- [Task to carry out]:
Make an exact copy, from the records below, of the lines from the line containing "Give me the matplotlib source for this chart." to the line containing "import numpy as np", both lines included, excluding pictures.

- [Extracted records]:

#####

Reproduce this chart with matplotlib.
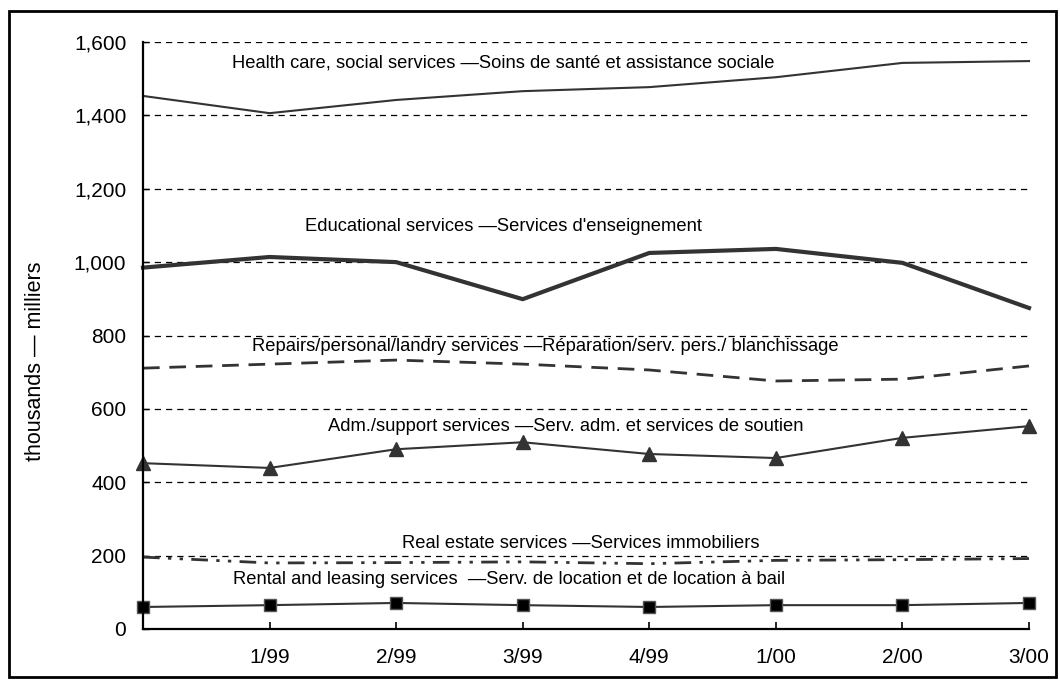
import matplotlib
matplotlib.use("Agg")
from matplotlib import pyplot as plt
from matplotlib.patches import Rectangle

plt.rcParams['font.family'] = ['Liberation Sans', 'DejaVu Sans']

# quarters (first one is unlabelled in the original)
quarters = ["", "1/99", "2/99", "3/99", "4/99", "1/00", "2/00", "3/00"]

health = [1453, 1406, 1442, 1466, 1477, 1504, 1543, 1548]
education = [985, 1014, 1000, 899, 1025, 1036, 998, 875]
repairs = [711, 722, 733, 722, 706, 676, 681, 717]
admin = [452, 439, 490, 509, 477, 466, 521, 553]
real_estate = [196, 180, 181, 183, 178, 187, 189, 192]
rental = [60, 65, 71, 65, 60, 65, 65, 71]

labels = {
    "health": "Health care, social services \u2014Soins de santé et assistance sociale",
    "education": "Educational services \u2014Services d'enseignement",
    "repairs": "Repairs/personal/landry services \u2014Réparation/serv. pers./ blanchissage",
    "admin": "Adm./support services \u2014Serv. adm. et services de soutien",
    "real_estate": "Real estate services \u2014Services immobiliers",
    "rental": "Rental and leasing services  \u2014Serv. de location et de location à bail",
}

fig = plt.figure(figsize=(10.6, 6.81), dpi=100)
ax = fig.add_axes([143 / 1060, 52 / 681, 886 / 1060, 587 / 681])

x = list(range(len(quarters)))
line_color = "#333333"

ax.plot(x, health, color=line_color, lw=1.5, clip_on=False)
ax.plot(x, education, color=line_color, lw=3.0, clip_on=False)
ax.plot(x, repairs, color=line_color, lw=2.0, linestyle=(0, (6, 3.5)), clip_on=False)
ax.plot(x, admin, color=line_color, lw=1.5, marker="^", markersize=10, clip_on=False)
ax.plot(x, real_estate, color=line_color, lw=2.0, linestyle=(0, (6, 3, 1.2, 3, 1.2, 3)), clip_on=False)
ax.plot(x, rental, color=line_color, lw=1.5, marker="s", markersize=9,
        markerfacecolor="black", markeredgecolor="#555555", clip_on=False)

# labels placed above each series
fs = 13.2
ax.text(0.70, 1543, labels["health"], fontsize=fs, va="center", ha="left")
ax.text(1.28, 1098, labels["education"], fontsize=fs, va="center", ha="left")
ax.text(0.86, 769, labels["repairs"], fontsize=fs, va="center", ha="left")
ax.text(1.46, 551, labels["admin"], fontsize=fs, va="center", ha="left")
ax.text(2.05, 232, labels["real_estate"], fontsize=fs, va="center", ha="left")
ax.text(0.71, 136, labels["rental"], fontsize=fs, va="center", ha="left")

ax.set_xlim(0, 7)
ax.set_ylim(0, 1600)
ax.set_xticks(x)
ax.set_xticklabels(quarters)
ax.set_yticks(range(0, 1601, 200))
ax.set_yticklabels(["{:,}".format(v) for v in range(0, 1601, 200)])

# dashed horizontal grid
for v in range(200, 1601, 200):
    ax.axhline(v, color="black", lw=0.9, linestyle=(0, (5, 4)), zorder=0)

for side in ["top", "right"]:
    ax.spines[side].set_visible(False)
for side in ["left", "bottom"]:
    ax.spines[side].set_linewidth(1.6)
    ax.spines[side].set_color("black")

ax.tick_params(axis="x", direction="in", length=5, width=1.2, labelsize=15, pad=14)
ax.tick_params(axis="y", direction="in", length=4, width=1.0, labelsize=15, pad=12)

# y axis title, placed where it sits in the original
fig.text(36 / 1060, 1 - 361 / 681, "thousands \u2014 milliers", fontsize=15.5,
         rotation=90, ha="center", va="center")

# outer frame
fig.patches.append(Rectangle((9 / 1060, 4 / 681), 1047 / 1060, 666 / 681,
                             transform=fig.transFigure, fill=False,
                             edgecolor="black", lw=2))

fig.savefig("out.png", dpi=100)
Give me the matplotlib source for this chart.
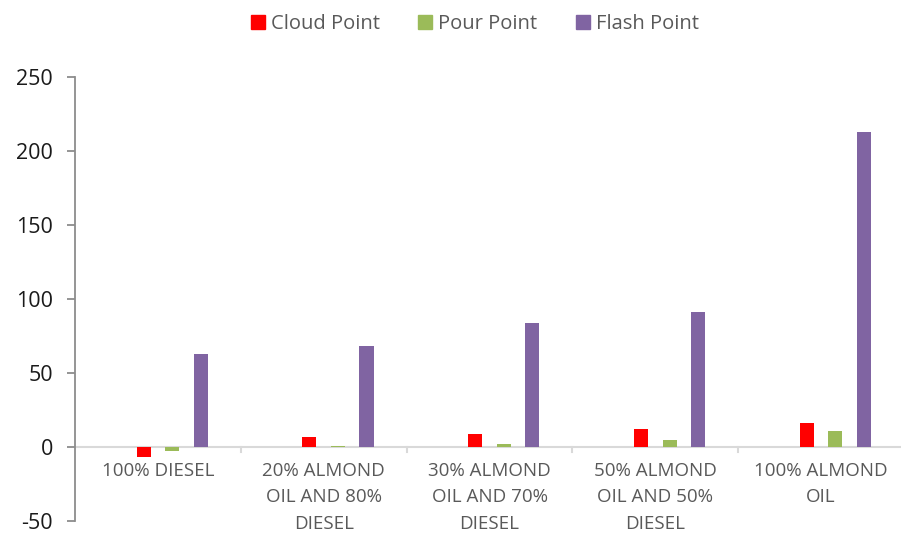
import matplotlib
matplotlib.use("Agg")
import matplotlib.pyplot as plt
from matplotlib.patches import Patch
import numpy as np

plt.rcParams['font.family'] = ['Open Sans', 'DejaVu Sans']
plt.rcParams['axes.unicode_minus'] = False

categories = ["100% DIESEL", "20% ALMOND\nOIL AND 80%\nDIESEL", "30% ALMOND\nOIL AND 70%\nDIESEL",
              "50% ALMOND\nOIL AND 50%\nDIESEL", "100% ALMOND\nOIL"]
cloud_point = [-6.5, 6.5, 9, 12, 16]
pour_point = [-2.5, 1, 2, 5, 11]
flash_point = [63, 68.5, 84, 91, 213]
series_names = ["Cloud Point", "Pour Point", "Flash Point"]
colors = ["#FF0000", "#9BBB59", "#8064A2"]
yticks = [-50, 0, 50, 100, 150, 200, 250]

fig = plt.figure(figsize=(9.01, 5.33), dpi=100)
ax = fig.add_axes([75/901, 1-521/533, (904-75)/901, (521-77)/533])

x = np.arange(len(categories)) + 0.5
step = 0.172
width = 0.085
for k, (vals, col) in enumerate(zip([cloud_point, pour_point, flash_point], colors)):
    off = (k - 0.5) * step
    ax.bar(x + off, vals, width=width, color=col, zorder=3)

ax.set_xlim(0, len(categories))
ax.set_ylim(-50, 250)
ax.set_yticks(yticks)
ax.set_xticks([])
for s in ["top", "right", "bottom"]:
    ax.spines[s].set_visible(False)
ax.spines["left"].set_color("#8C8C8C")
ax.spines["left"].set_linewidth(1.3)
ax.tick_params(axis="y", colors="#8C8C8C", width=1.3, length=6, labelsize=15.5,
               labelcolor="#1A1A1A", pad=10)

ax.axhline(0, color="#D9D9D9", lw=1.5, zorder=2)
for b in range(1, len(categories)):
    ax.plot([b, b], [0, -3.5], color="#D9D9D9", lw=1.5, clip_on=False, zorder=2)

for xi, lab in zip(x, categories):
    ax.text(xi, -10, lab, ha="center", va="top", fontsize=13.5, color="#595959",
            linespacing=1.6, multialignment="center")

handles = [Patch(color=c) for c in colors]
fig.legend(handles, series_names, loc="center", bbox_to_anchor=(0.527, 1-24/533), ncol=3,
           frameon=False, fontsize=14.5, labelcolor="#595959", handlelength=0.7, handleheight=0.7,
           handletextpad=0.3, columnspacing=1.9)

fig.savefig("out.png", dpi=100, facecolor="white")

#####

- [Solution for this task]:
Give me the matplotlib source for this chart.
import matplotlib
matplotlib.use("Agg")
import matplotlib.pyplot as plt
from matplotlib.patches import Patch
import numpy as np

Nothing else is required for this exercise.